● Your goal: Images are not part of the copy; write out the rest of the data exactly as given.

** Start Listing **

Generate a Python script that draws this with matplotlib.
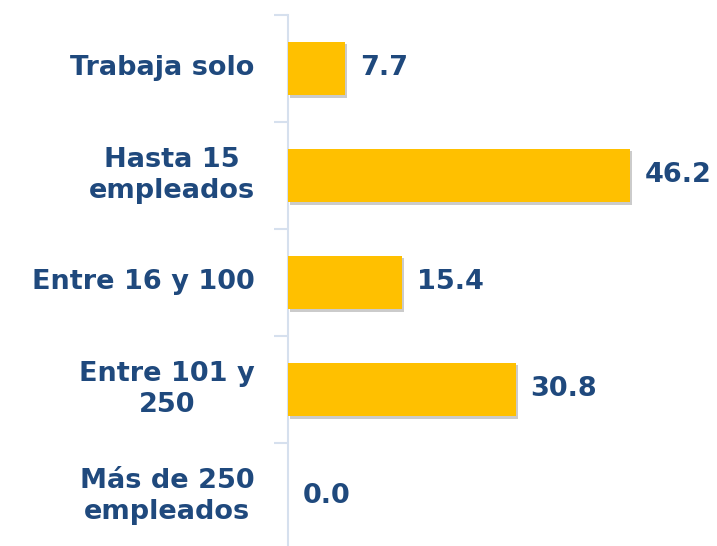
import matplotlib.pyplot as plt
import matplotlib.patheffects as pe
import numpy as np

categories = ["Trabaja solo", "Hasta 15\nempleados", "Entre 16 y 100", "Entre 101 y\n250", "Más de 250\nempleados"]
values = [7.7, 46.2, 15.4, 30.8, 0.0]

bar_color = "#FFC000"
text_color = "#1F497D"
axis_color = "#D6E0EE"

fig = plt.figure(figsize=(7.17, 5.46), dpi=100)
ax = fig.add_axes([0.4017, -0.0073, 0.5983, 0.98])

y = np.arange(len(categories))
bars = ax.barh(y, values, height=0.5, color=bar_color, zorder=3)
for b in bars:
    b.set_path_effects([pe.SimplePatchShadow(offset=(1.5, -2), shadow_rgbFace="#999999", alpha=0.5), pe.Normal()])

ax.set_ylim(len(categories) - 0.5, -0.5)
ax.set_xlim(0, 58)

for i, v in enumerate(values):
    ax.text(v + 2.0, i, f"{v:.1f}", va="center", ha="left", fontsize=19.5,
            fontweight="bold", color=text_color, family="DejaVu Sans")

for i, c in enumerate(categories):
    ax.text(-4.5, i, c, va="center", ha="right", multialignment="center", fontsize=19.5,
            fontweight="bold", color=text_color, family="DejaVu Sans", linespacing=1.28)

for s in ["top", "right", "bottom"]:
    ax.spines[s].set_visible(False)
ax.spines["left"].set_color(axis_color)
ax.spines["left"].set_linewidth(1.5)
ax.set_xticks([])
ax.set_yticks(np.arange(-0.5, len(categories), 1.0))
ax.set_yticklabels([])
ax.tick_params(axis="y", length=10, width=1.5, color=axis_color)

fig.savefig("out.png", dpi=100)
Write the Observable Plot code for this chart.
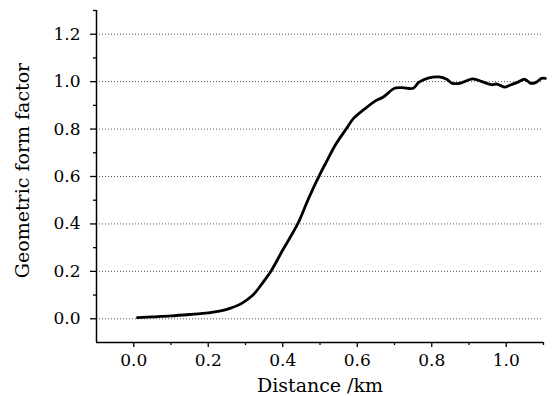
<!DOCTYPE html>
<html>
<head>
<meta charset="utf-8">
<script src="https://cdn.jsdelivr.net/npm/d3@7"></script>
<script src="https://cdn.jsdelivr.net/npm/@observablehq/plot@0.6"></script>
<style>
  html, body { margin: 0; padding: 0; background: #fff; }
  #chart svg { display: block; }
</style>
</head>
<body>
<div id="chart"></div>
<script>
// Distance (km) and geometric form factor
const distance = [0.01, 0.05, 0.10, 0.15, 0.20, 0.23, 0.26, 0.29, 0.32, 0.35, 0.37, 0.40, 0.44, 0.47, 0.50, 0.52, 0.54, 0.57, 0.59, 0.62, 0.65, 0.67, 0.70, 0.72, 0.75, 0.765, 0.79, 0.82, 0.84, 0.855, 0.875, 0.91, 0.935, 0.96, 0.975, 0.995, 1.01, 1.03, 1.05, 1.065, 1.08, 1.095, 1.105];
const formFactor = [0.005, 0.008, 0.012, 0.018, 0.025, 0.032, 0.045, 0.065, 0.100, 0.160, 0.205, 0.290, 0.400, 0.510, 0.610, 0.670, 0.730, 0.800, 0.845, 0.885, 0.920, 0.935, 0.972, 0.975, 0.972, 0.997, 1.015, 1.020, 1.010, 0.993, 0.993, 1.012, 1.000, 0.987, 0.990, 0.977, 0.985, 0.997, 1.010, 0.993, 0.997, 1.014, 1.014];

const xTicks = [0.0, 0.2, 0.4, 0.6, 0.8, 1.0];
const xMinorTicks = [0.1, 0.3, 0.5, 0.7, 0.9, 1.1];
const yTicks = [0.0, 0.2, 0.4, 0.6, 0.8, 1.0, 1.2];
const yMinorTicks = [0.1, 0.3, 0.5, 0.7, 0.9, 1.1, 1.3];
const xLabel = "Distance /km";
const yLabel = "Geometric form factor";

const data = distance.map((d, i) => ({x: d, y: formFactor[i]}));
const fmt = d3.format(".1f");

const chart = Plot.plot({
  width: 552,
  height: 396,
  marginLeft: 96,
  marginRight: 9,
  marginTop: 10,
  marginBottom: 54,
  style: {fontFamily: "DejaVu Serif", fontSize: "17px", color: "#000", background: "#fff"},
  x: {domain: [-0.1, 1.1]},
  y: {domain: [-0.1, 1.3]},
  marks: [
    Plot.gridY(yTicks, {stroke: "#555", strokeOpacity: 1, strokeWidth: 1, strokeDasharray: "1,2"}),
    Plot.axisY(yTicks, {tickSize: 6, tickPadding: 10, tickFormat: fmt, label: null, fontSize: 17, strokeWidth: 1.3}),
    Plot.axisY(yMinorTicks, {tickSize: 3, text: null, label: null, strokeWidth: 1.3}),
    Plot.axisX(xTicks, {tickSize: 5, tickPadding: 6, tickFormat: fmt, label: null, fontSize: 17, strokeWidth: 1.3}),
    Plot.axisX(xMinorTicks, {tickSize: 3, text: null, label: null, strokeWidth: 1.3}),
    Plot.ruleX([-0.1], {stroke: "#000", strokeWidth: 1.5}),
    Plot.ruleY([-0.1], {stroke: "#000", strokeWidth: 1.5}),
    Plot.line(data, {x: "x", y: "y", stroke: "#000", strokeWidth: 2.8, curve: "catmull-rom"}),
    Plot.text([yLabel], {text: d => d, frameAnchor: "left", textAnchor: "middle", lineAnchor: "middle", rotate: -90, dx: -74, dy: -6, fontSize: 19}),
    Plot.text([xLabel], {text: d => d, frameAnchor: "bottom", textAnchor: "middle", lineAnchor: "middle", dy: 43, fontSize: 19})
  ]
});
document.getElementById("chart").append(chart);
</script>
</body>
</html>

** End Listing **

● Task result:
Generate a Python script that draws this with matplotlib.
import matplotlib.pyplot as plt
import matplotlib.patheffects as pe
import numpy as np

categories = ["Trabaja solo", "Hasta 15\nempleados", "Entre 16 y 100", "Entre 101 y\n250", "Más de 250\nempleados"]
values = [7.7, 46.2, 15.4, 30.8, 0.0]

bar_color = "#FFC000"
text_color = "#1F497D"
axis_color = "#D6E0EE"

fig = plt.figure(figsize=(7.17, 5.46), dpi=100)
ax = fig.add_axes([0.4017, -0.0073, 0.5983, 0.98])

y = np.arange(len(categories))
bars = ax.barh(y, values, height=0.5, color=bar_color, zorder=3)
for b in bars:
    b.set_path_effects([pe.SimplePatchShadow(offset=(1.5, -2), shadow_rgbFace="#999999", alpha=0.5), pe.Normal()])

ax.set_ylim(len(categories) - 0.5, -0.5)
ax.set_xlim(0, 58)

for i, v in enumerate(values):
    ax.text(v + 2.0, i, f"{v:.1f}", va="center", ha="left", fontsize=19.5,
            fontweight="bold", color=text_color, family="DejaVu Sans")

for i, c in enumerate(categories):
    ax.text(-4.5, i, c, va="center", ha="right", multialignment="center", fontsize=19.5,
            fontweight="bold", color=text_color, family="DejaVu Sans", linespacing=1.28)

for s in ["top", "right", "bottom"]:
    ax.spines[s].set_visible(False)
ax.spines["left"].set_color(axis_color)
ax.spines["left"].set_linewidth(1.5)
ax.set_xticks([])
ax.set_yticks(np.arange(-0.5, len(categories), 1.0))
ax.set_yticklabels([])
ax.tick_params(axis="y", length=10, width=1.5, color=axis_color)

fig.savefig("out.png", dpi=100)
Write the Observable Plot code for this chart.
<!DOCTYPE html>
<html>
<head>
<meta charset="utf-8">
<script src="https://cdn.jsdelivr.net/npm/d3@7"></script>
<script src="https://cdn.jsdelivr.net/npm/@observablehq/plot@0.6"></script>
<style>
  html, body { margin: 0; padding: 0; background: #fff; }
  #chart svg { display: block; }
</style>
</head>
<body>
<div id="chart"></div>
<script>
// Distance (km) and geometric form factor
const distance = [0.01, 0.05, 0.10, 0.15, 0.20, 0.23, 0.26, 0.29, 0.32, 0.35, 0.37, 0.40, 0.44, 0.47, 0.50, 0.52, 0.54, 0.57, 0.59, 0.62, 0.65, 0.67, 0.70, 0.72, 0.75, 0.765, 0.79, 0.82, 0.84, 0.855, 0.875, 0.91, 0.935, 0.96, 0.975, 0.995, 1.01, 1.03, 1.05, 1.065, 1.08, 1.095, 1.105];
const formFactor = [0.005, 0.008, 0.012, 0.018, 0.025, 0.032, 0.045, 0.065, 0.100, 0.160, 0.205, 0.290, 0.400, 0.510, 0.610, 0.670, 0.730, 0.800, 0.845, 0.885, 0.920, 0.935, 0.972, 0.975, 0.972, 0.997, 1.015, 1.020, 1.010, 0.993, 0.993, 1.012, 1.000, 0.987, 0.990, 0.977, 0.985, 0.997, 1.010, 0.993, 0.997, 1.014, 1.014];

const xTicks = [0.0, 0.2, 0.4, 0.6, 0.8, 1.0];
const xMinorTicks = [0.1, 0.3, 0.5, 0.7, 0.9, 1.1];
const yTicks = [0.0, 0.2, 0.4, 0.6, 0.8, 1.0, 1.2];
const yMinorTicks = [0.1, 0.3, 0.5, 0.7, 0.9, 1.1, 1.3];
const xLabel = "Distance /km";
const yLabel = "Geometric form factor";

const data = distance.map((d, i) => ({x: d, y: formFactor[i]}));
const fmt = d3.format(".1f");

const chart = Plot.plot({
  width: 552,
  height: 396,
  marginLeft: 96,
  marginRight: 9,
  marginTop: 10,
  marginBottom: 54,
  style: {fontFamily: "DejaVu Serif", fontSize: "17px", color: "#000", background: "#fff"},
  x: {domain: [-0.1, 1.1]},
  y: {domain: [-0.1, 1.3]},
  marks: [
    Plot.gridY(yTicks, {stroke: "#555", strokeOpacity: 1, strokeWidth: 1, strokeDasharray: "1,2"}),
    Plot.axisY(yTicks, {tickSize: 6, tickPadding: 10, tickFormat: fmt, label: null, fontSize: 17, strokeWidth: 1.3}),
    Plot.axisY(yMinorTicks, {tickSize: 3, text: null, label: null, strokeWidth: 1.3}),
    Plot.axisX(xTicks, {tickSize: 5, tickPadding: 6, tickFormat: fmt, label: null, fontSize: 17, strokeWidth: 1.3}),
    Plot.axisX(xMinorTicks, {tickSize: 3, text: null, label: null, strokeWidth: 1.3}),
    Plot.ruleX([-0.1], {stroke: "#000", strokeWidth: 1.5}),
    Plot.ruleY([-0.1], {stroke: "#000", strokeWidth: 1.5}),
    Plot.line(data, {x: "x", y: "y", stroke: "#000", strokeWidth: 2.8, curve: "catmull-rom"}),
    Plot.text([yLabel], {text: d => d, frameAnchor: "left", textAnchor: "middle", lineAnchor: "middle", rotate: -90, dx: -74, dy: -6, fontSize: 19}),
    Plot.text([xLabel], {text: d => d, frameAnchor: "bottom", textAnchor: "middle", lineAnchor: "middle", dy: 43, fontSize: 19})
  ]
});
document.getElementById("chart").append(chart);
</script>
</body>
</html>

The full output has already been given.